## EXERCISE PROMPT
Copy every line from the material below that holds "this".

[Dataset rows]
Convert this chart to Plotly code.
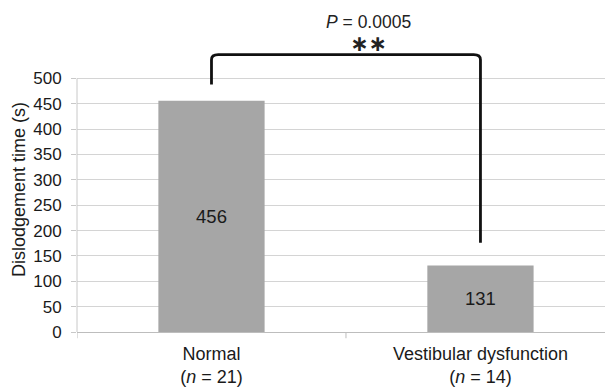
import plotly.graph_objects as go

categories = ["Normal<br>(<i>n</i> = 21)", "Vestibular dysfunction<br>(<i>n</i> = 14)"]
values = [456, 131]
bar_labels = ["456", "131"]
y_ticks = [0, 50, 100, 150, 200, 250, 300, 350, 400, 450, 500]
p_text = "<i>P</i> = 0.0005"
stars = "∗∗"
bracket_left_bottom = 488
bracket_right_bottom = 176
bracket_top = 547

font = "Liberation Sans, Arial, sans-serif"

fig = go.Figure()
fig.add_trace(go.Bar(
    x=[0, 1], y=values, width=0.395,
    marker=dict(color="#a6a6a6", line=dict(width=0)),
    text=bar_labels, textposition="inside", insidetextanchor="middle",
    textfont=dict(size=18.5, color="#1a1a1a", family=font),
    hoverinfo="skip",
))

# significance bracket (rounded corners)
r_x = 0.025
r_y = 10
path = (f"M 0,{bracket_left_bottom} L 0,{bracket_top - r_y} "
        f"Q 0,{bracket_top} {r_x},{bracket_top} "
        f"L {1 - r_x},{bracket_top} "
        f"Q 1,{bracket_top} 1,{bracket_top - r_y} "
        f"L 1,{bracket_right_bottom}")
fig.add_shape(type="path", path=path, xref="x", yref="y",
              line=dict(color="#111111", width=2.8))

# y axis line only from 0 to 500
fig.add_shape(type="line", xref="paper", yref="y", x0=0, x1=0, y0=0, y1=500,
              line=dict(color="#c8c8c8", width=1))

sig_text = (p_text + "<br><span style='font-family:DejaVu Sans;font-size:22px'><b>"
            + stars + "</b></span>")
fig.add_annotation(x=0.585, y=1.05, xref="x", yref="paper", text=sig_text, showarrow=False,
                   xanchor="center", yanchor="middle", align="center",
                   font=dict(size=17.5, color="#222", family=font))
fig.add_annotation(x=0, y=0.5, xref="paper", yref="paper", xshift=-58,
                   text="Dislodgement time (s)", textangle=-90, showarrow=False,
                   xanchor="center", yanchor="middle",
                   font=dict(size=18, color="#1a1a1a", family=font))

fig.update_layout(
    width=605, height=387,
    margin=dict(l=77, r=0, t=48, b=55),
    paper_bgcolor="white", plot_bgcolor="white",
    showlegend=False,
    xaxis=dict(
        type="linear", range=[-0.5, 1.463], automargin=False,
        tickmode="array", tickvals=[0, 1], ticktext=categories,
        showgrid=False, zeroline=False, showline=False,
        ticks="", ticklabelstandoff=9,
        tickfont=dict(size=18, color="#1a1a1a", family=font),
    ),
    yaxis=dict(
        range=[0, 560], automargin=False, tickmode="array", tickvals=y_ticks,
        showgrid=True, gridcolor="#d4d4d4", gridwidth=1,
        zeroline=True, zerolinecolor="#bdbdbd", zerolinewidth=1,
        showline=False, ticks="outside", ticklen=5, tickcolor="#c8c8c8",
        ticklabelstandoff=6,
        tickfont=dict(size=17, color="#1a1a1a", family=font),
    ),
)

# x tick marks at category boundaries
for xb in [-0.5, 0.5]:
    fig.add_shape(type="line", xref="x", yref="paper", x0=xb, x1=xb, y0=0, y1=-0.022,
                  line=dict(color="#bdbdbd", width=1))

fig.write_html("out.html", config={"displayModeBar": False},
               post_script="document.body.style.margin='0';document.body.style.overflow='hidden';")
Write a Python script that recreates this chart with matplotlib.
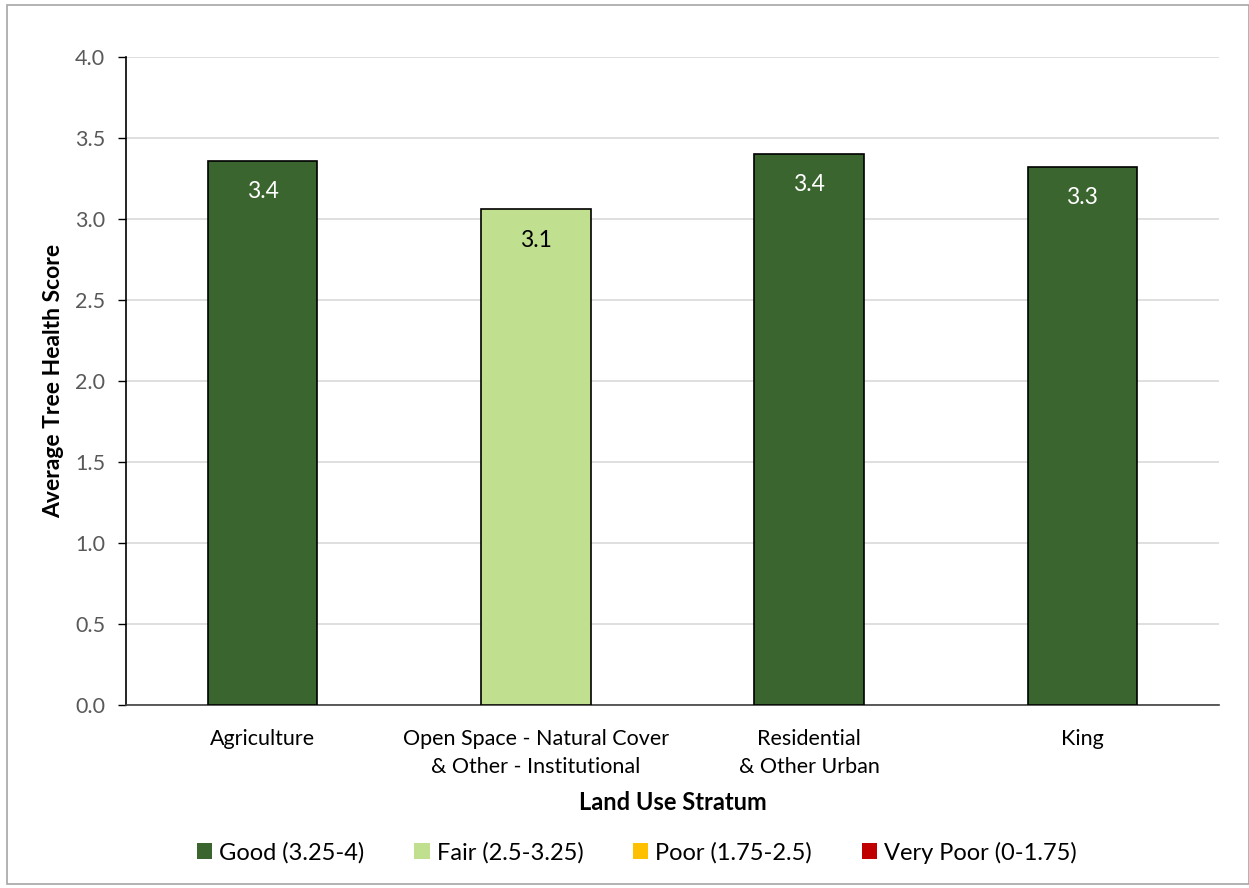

## SOLUTION
Convert this chart to Plotly code.
Write a Python script that recreates this chart with matplotlib.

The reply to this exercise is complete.